It is refreshing occasionally to escape from the contemporary musical world, from enormous orchestras with tremendous crescendos.
On Oct. 20, the Baroque Artists of Champaign-Urbana presented a concert of Italian Baroque instrumental music, played in the small, lovely Chapel of St. John the Divine, across the street from the University of Illinois campus. Five Baroque pieces, ranging from solo harpsichord to an ensemble of no more than six players created an ambiance like a musical evening at an Italian noble court of the 18th century. All that was lacking was candlelight.
The musical sound included the delicate plucking of the lute, masterfully played at the concert's opening by guest artist Jeffrey Noonan in Antonio Vivaldi's Concerto for Lute in D Major (RV 93).
At the other extreme of sound level were the ringing tones of the Baroque trumpet robustly played by Jeremy McBain, a regular player with BACH.
Christopher Holman, a student at UI School of Music, demonstrated a high level of technical mastery in the "Toccata Ottava" and a complicated and inventive "Bergamasca" by the earliest Italian composer on the program, Girolamo Frescobaldi (1583-1643).
The oboes of Angela Schmid and Evan Tammen were melodiously joined in duet in the "Concerto a cinque," Op. 7, No. 5 of Tomaso Albinoni (1671-1750).
Perhaps the most exotic sounding instrument of the evening was the viola d'amore, played by guest artist William Bauer. To my ears, this instrument sounded like a violin, but the sound of played strings produced a resonating buzz from a set of resonating strings.
Bauer was joined by lutenist Noonan in the Concerto for Viola d'amore and Lute in D Major (RV 540).
The expert players of the chamber ensemble were Sun-Young Gemma Shin, Daniel Colbert, Jieyeon Kim-Schleicher, Amy Flores, and Guilherme Ehrat Zils.

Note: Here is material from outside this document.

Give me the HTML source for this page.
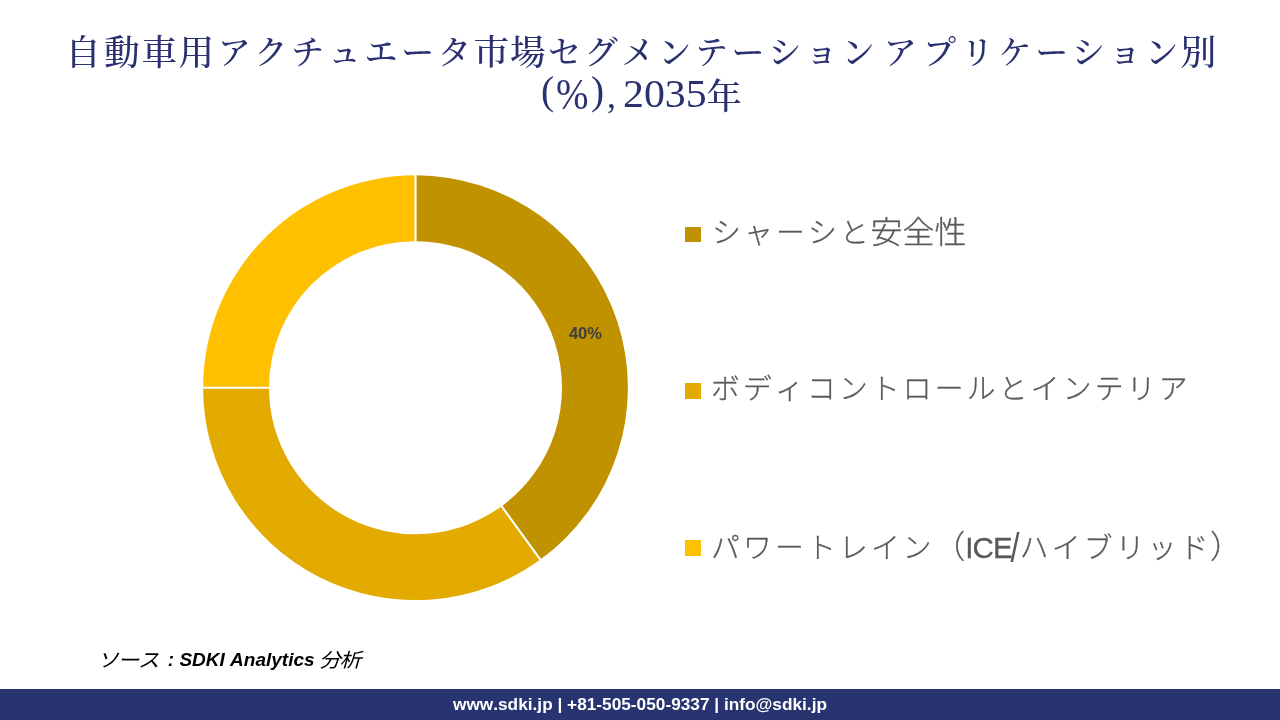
<!DOCTYPE html>
<html lang="ja">
<head>
<meta charset="utf-8">
<title>自動車用アクチュエータ市場セグメンテーション</title>
<style>
html,body{margin:0;padding:0;background:#fff;}
body{width:1280px;height:720px;position:relative;overflow:hidden;font-family:"Liberation Sans","Noto Sans CJK JP",sans-serif;}
.title{position:absolute;left:3.5px;top:31px;width:1280px;text-align:center;color:#2a3171;
  font-family:"Liberation Serif","Noto Serif CJK SC",serif;font-size:35.7px;letter-spacing:1px;line-height:44px;font-weight:500;white-space:nowrap;
  font-kerning:none;font-feature-settings:"kern" 0,"palt" 0;}
.title .k{font-size:33px;letter-spacing:3.7px;position:relative;left:1.35px;top:-1.3px;}
.title2,.srcline{position:absolute;left:0;top:0;width:0;height:0;font-size:0;}
.t2{position:absolute;display:block;color:#2a3171;font-family:"Liberation Serif","Noto Serif CJK SC",serif;font-size:36.7px;line-height:1;font-weight:500;white-space:nowrap;font-kerning:none;transform-origin:0 50%;}
.chart{position:absolute;left:0;top:0;}
.legend{position:absolute;left:709px;color:#595959;font-family:"Liberation Sans","Noto Sans CJK JP",sans-serif;font-weight:300;font-size:32px;line-height:40px;white-space:nowrap;font-kerning:none;-webkit-text-stroke:0.3px #595959;}
.legend .lat{font-size:29.5px;letter-spacing:-0.9px;}
.legend .sl{-webkit-text-stroke:0;font-size:29.5px;display:inline-block;line-height:1;transform:scale(1.1,1.36);transform-origin:50% 50%;position:relative;top:0.2px;margin-left:-0.3px;margin-right:-1.6px;}
.legend .k{font-size:28.8px;letter-spacing:3.2px;position:relative;left:1.6px;}
.legend .kj{display:inline-block;transform:scaleY(0.95);transform-origin:0 84%;}
.sw{position:absolute;left:685.1px;width:15.6px;height:15.6px;}
.source{position:absolute;display:block;top:646.6px;font-style:italic;font-size:19px;line-height:26px;color:#000;white-space:nowrap;font-kerning:none;font-family:"Liberation Sans","Noto Sans CJK JP",sans-serif;}
.source.j{font-size:19.5px;letter-spacing:-1.3px;transform:scaleX(1.12);transform-origin:0 50%;}
.source.b{font-weight:700;}
.footer{position:absolute;left:0;top:689px;width:1280px;height:31px;background:#27346f;color:#fff;text-align:center;font-weight:700;font-size:17.25px;line-height:30px;white-space:nowrap;font-kerning:none;}
</style>
</head>
<body>
<div class="title"><span class="l1"><span style="position:relative;left:-4.5px">自</span><span style="position:relative;left:-2.5px">動</span><span style="position:relative;left:-1.6px">車</span><span style="position:relative;left:-1.2px">用</span><span class="k">アクチュエータ</span>市場<span class="k">セグメンテーション</span> <span class="k"><span style="position:relative;left:-4.5px">ア</span><span style="position:relative;left:-2px">プ</span><span style="position:relative;left:-1px">リ</span>ケーション</span>別</span></div>
<div class="title2"><span class="t2" style="left:541.1px;top:71.8px;font-size:39.3px;">(</span><span class="t2" style="left:556.1px;top:72.9px;font-size:43.3px;transform:scaleX(0.9);">%</span><span class="t2" style="left:590.9px;top:71.8px;font-size:39.3px;">)</span><span class="t2" style="left:607.1px;top:77.6px;font-size:36px;">,</span> <span class="t2" style="left:622.8px;top:74.6px;font-size:39.5px;transform:scaleX(1.06);">2035</span><span class="t2" style="left:706.4px;top:76px;line-height:44px;font-size:35.2px;">年</span></div>

<svg class="chart" width="1280" height="720" viewBox="0 0 1280 720">
  <g id="donut">
    <path d="M415.50 175.30A212.4 212.4 0 0 1 540.35 559.54L501.61 506.22A146.5 146.5 0 0 0 415.50 241.20Z" fill="#c09200"/>
    <path d="M540.35 559.54A212.4 212.4 0 0 1 203.10 387.70L269.00 387.70A146.5 146.5 0 0 0 501.61 506.22Z" fill="#e3ab00"/>
    <path d="M203.10 387.70A212.4 212.4 0 0 1 415.50 175.30L415.50 241.20A146.5 146.5 0 0 0 269.00 387.70Z" fill="#ffc000"/>
    <line x1="415.50" y1="174.30" x2="415.50" y2="242.20" stroke="#fff" stroke-width="2.1"/>
    <line x1="540.93" y1="560.34" x2="501.02" y2="505.41" stroke="#fff" stroke-width="2.1"/>
    <line x1="202.10" y1="387.70" x2="270.00" y2="387.70" stroke="#fff" stroke-width="2.1"/>
  </g>
  <text x="585.5" y="338.6" text-anchor="middle" font-family="Liberation Sans, sans-serif" font-weight="700" font-size="16" fill="#404040" textLength="33.2" lengthAdjust="spacingAndGlyphs">40%</text>
</svg>

<div class="sw" style="top:226.8px;background:#c09200"></div>
<div class="legend" style="top:212.4px;left:710.5px;"><span class="k">シャーシと</span><span class="kj">安全性</span></div>
<div class="sw" style="top:383.3px;background:#e3ab00"></div>
<div class="legend" style="top:368px;left:709.3px;"><span class="k">ボディコントロールとインテリア</span></div>
<div class="sw" style="top:540px;background:#ffc000"></div>
<div class="legend" style="top:526.5px;left:709.3px;"><span class="k">パワートレイン</span>（<span class="lat">ICE</span><span class="sl">/</span><span class="k">ハイブリッド</span>）</div>

<div class="srcline"><span class="source j" style="left:97.3px;">ソース</span> <span class="source b" style="left:167.8px;">: SDKI Analytics</span> <span class="source j" style="left:319px;">分析</span></div>
<div class="footer">www.sdki.jp | +81-505-050-9337 | info@sdki.jp</div>
</body>
</html>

In contrast to the BACH concert, the sound levels were quite high at "Hungarian Rhapsody," an Oct. 23 program by the Hungarian State Folk Ensemble in the Foellinger Great Hall at Krannert Center for the Perfroming Arts.
This concert offered a steep learning curve for me. Long a fan of Hungarian classical music, I have been exposed to some Hungarian folk music though the works of Bela Bartok and Zoltan Kodaly. But to enjoy a dozen sets of songs and dances from various regions of Hungary without some knowledge of the Hungarian language poses certain problems.

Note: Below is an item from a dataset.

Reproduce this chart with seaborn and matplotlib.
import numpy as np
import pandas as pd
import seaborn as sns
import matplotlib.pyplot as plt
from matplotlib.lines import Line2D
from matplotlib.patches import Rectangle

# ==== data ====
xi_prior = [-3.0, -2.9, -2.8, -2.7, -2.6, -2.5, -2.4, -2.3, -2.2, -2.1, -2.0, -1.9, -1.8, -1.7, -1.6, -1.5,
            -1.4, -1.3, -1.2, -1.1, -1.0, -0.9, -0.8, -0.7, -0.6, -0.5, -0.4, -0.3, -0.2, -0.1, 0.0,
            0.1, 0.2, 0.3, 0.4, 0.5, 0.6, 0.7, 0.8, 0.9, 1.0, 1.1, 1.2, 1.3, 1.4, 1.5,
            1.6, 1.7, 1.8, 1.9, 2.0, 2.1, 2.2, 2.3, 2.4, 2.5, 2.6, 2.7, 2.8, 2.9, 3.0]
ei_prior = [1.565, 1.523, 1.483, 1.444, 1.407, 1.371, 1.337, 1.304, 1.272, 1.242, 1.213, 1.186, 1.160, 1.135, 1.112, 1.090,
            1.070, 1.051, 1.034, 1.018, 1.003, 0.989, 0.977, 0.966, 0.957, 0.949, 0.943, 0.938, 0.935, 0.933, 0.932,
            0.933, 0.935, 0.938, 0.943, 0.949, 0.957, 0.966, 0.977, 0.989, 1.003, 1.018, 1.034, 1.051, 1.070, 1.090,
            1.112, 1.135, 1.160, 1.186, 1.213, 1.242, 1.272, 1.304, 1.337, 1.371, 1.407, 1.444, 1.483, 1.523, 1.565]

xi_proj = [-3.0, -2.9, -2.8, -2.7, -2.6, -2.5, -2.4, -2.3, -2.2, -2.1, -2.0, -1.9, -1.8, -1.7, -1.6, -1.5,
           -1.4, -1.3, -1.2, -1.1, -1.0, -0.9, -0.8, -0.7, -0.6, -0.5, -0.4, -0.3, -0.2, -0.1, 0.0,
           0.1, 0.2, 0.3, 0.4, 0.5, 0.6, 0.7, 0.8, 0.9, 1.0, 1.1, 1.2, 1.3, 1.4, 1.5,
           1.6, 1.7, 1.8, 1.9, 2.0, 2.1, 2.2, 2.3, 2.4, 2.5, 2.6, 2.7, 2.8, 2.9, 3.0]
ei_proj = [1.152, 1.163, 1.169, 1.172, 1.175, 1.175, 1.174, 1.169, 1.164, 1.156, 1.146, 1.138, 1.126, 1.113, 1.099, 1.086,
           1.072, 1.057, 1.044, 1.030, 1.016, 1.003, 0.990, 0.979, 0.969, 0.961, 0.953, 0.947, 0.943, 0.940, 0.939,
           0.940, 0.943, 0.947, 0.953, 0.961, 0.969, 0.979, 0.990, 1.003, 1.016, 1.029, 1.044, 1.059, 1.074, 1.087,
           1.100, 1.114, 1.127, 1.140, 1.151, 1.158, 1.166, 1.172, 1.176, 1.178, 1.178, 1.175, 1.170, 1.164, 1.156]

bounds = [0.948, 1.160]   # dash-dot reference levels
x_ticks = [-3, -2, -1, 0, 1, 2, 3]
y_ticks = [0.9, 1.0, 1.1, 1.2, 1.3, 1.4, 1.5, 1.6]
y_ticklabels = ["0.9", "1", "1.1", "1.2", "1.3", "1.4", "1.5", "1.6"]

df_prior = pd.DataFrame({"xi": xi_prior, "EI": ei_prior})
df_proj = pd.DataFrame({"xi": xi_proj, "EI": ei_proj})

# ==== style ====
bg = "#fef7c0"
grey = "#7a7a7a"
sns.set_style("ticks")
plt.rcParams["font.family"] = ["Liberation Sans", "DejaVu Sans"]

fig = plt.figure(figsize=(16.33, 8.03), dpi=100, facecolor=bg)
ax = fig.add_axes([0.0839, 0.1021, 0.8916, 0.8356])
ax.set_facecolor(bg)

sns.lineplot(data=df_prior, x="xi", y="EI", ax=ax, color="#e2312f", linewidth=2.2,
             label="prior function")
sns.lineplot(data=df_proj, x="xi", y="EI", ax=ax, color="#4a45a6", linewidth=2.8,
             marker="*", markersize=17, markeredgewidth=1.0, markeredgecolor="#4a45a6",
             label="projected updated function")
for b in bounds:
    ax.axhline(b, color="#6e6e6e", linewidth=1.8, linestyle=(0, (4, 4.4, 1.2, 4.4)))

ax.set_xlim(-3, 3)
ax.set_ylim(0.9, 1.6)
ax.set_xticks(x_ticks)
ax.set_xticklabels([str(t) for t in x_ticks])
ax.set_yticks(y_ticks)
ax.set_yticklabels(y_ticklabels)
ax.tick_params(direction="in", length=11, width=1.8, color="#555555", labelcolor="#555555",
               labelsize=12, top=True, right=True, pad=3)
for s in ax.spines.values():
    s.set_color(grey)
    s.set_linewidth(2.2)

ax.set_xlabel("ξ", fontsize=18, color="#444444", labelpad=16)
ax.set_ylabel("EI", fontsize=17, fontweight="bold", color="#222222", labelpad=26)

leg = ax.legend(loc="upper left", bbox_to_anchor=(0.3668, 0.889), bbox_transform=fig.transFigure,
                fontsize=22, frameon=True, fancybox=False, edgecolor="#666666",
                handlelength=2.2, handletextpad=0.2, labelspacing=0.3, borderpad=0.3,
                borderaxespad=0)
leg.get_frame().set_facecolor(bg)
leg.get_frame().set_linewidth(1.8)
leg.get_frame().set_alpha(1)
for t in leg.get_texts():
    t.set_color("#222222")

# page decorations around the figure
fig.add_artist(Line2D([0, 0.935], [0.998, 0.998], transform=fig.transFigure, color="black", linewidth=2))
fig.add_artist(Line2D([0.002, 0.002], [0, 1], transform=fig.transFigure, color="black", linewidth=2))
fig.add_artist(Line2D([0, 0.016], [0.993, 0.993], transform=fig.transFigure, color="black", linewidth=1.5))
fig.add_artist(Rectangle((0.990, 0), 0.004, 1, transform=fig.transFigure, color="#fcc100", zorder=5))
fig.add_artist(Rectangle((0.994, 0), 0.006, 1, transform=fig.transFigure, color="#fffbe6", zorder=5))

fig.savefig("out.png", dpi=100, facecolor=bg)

That said, the dances were performed with admirable skill, and the folk costumes, especially those of the female dancers were splendid. I could perceive a certain level of differences in the many regional dances, but only up to a point, and after that, a slight feeling of repetition set in. Concert organizers offered four musical interludes along the way, and one of them, a tribute to Franz Liszt's "Hungarian Rhapsodies," offered familiar melodies from these works played by a small "gypsy" ensemble.
But what were the members of the ensemble singing about? Without translations of any of the songs, one was left wondering. The amplification of the solo woman singer (no name given) made the sound shrill, and the general level of sound was high, and somewhat incessant.

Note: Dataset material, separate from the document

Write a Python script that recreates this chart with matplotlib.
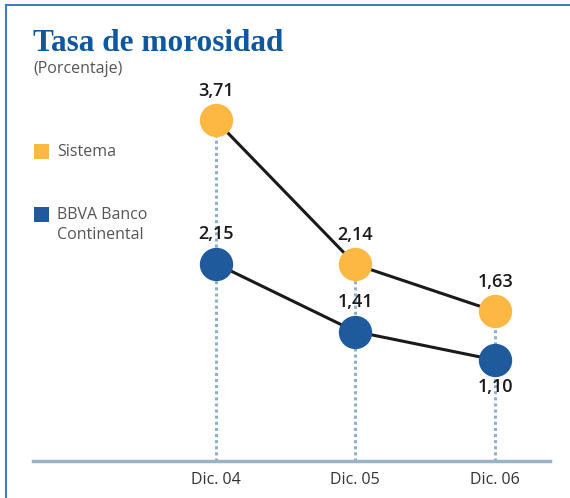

The program offered few credits, but among the few credits Gabor Mihalyi was listed as artistic director and choreographer, and Istvan Pal and Ferenc Radics were listed as orchestra leaders.
The cimbalom player was terrific, and the violinists were excellent. The audience seemed to enjoy the general effect of high spirited enthusiasm shown by the dancers, and a rousing finale, with danced encores, brought most of the audience to their feet at the program's end.